Stance on general insurance
Meanwhile, the housing finance giant is also reviewing its stance on its general insurance business. HDFC and its foreign partner ERGO, both holding 51 per cent and 49 per cent, respectively, in HDFC ERGO General Insurance are said to meet next month to decide the way forward for the business. While the IPO of HDFC ERGO has in the works for a while, with the foreign direct investment opening to 74 per cent in the insurance business, ERGO could increase its stake in the JV.

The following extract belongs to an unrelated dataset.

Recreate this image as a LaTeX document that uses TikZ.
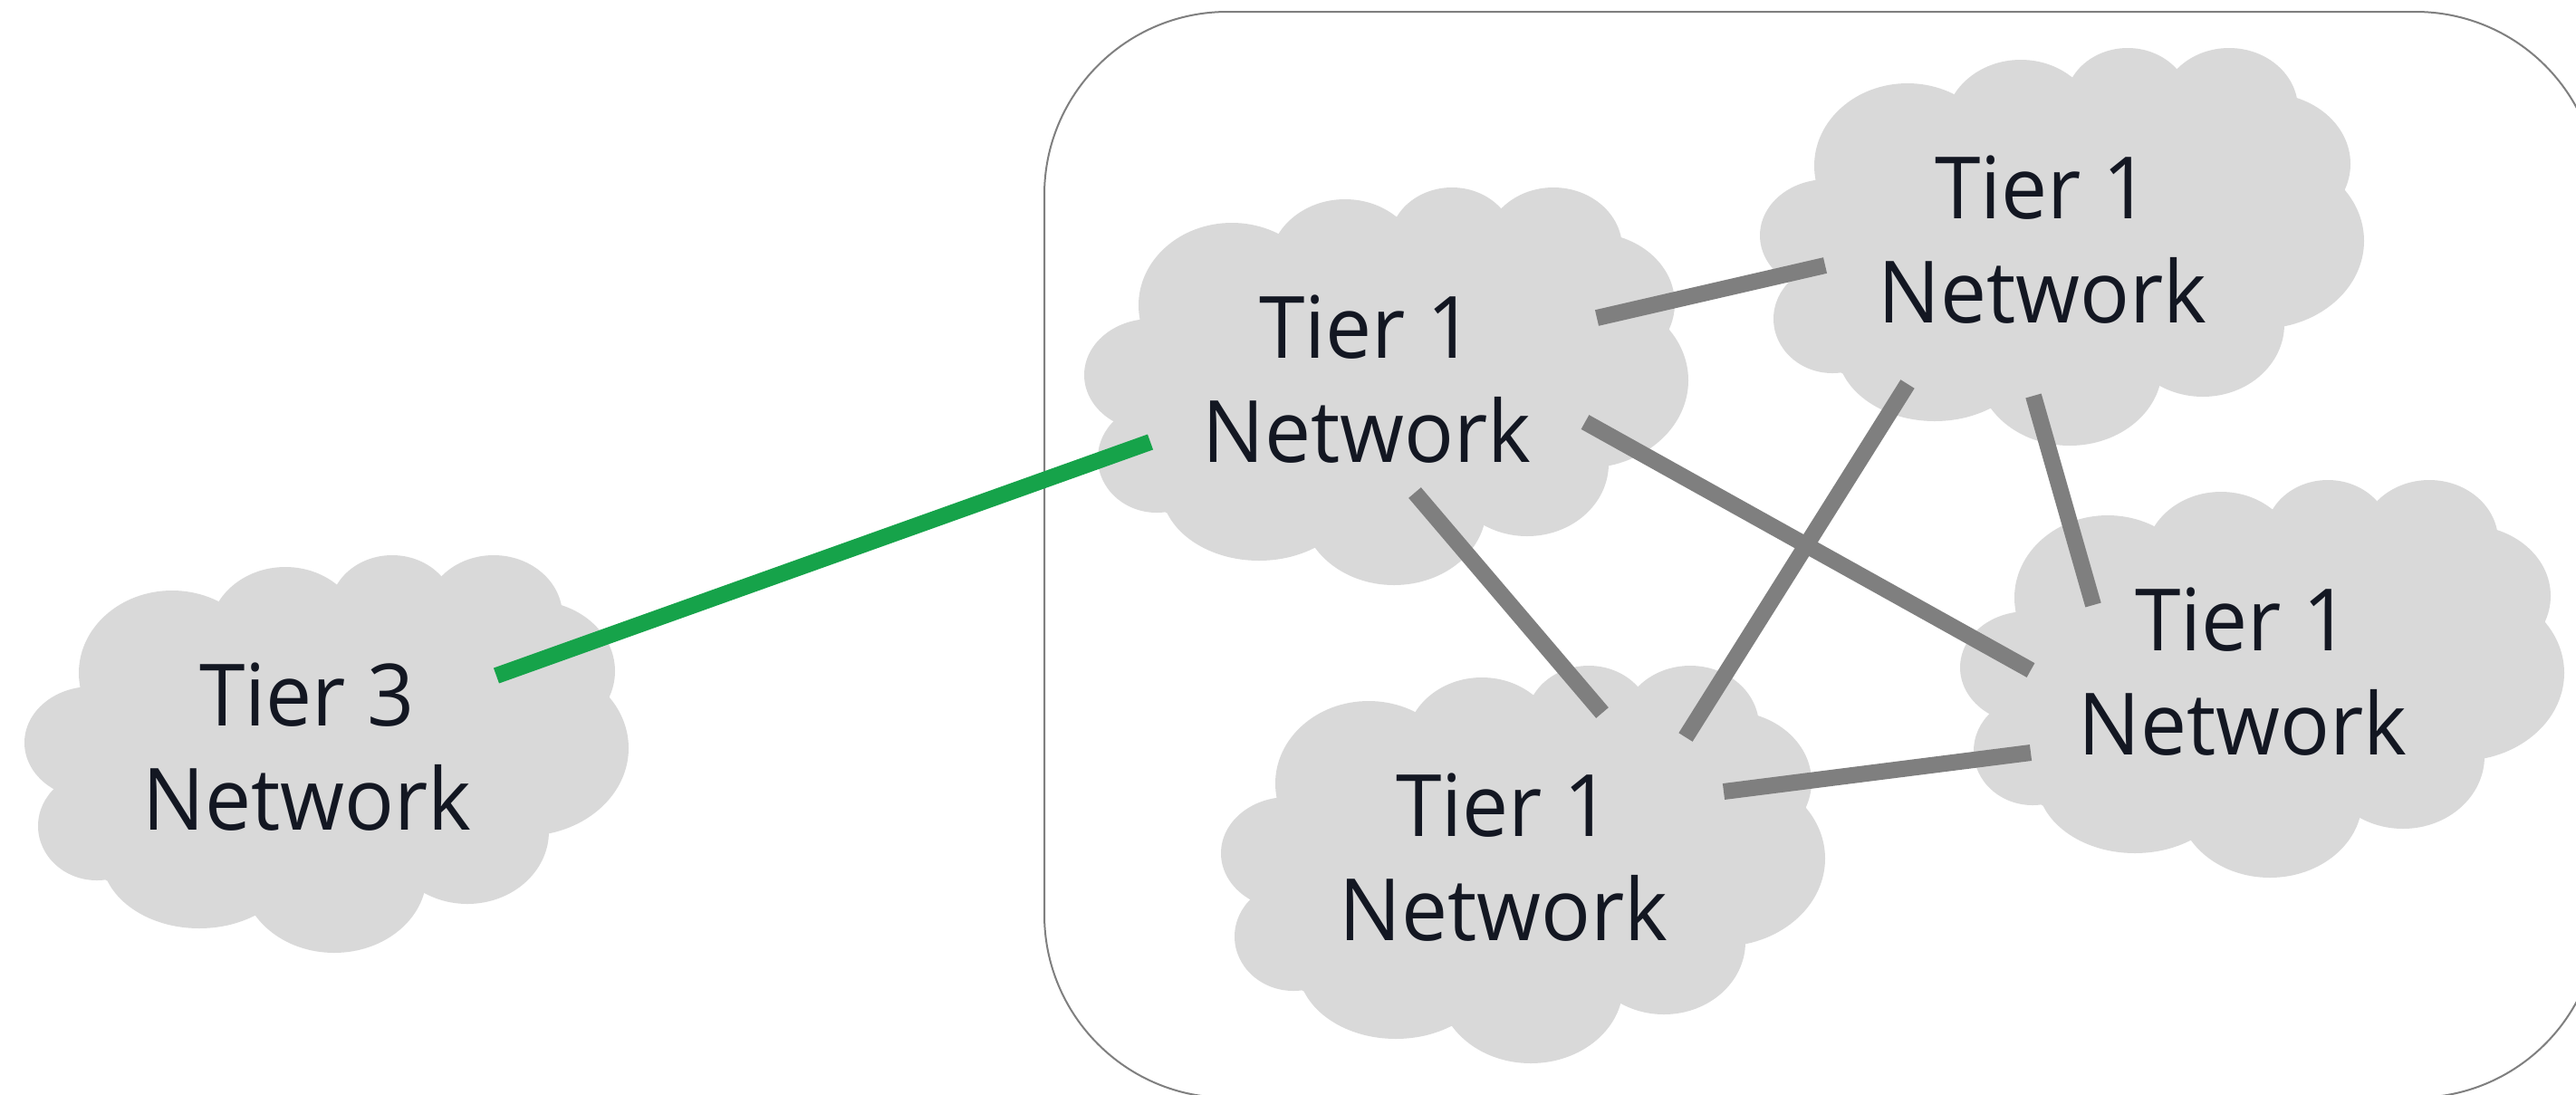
\documentclass[tikz,border=0pt]{standalone}
\usepackage{fontspec}
\setmainfont[FakeStretch=.96]{Open Sans}
\definecolor{cloudgray}{HTML}{D9D9D9}
\definecolor{linkgray}{HTML}{7F7F7F}
\definecolor{linkgreen}{HTML}{16A34A}
\definecolor{tiertext}{HTML}{131722}
\tikzset{
  tierlabel/.style={align=center,text=tiertext,inner sep=0pt,
    font=\fontsize{27}{32.7}\selectfont},
  link/.style={linkgray,line width=.18cm},
  peering/.style={linkgreen,line width=.18cm},
  region/.style={draw=linkgray,line width=.02cm,rounded corners=2.02cm}
}
\begin{document}
\begin{tikzpicture}[x=.01cm,y=-.01cm]
\useasboundingbox (0,0) rectangle (2844,1208);
\clip (0,0) rectangle (2844,1208);
\draw[region] (1153,13) rectangle (2869,1212);
%%%%
\foreach \nm/\cx/\cy/\tier in {cloudE/27/613/3,cloudA/1197/207/1,cloudB/1943/53/1,cloudC/2164/530/1,cloudD/1348/735/1}{
\begin{scope}[shift={(\cx,\cy)}]
\foreach \lx/\ly/\rx/\ry in {163/130/103/91,288/87/84/74,406/61/69/61,518/67/76/67,560/128/92/78,552/213/115/97,489/305/90/80,342/353/102/86,193/332/108/80,80/299/65/60,74/207/74/62}
\fill[cloudgray] (\lx,\ly) ellipse [x radius=\rx,y radius=\ry];
\fill[cloudgray] (61,146) -- (217,52) -- (347,33) -- (460,24) -- (592,55) -- (646,156) -- (577,305) -- (441,373) -- (254,398) -- (90,359) -- (33,258) -- cycle;
\node[tierlabel] (\nm) at (312,212) {Tier \tier\\Network};
\end{scope}
}
%%%%
\coordinate (ea) at (548,746);
\coordinate (ae) at (1270,488);
\coordinate (ab) at (1763,351);
\coordinate (ba) at (2015,293);
\coordinate (ad) at (1562,544);
\coordinate (da) at (1769,787);
\coordinate (ac) at (1750,466);
\coordinate (ca) at (2242,740);
\coordinate (bd) at (2106,424);
\coordinate (db) at (1861,814);
\coordinate (bc) at (2245,437);
\coordinate (cb) at (2311,668);
\coordinate (dc) at (1903,874);
\coordinate (cd) at (2242,831);
\draw[peering] (ea) -- (ae);
\foreach \s/\e in {ab/ba,ad/da,ac/ca,bd/db,bc/cb,dc/cd}
\draw[link] (\s) -- (\e);
\end{tikzpicture}
\end{document}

Parallelly, HDFC Bank, which holds 95.1 per cent stake in its non-bank arm – HDB Financial Services, is mulling on the next moves for the company. “While there were plans to rope in a strategic investor in HDB Financial and also list the entity, under the current market conditions both the options may not happen within the short time,” said a person aware of the matter. The bank has approached the regulator seeking clarity on whether it can continue to hold stake at the current levels and if not, HDFC Bank be allowed to reduce its holding in a gradual manner.
Such matters take 3–6 months for clarity to emerge. “But as a backup the group has started engaging with investors across all non-bank categories to ensure that subsidiaries don’t end up being a blockade to the merger,” said a highly placed source.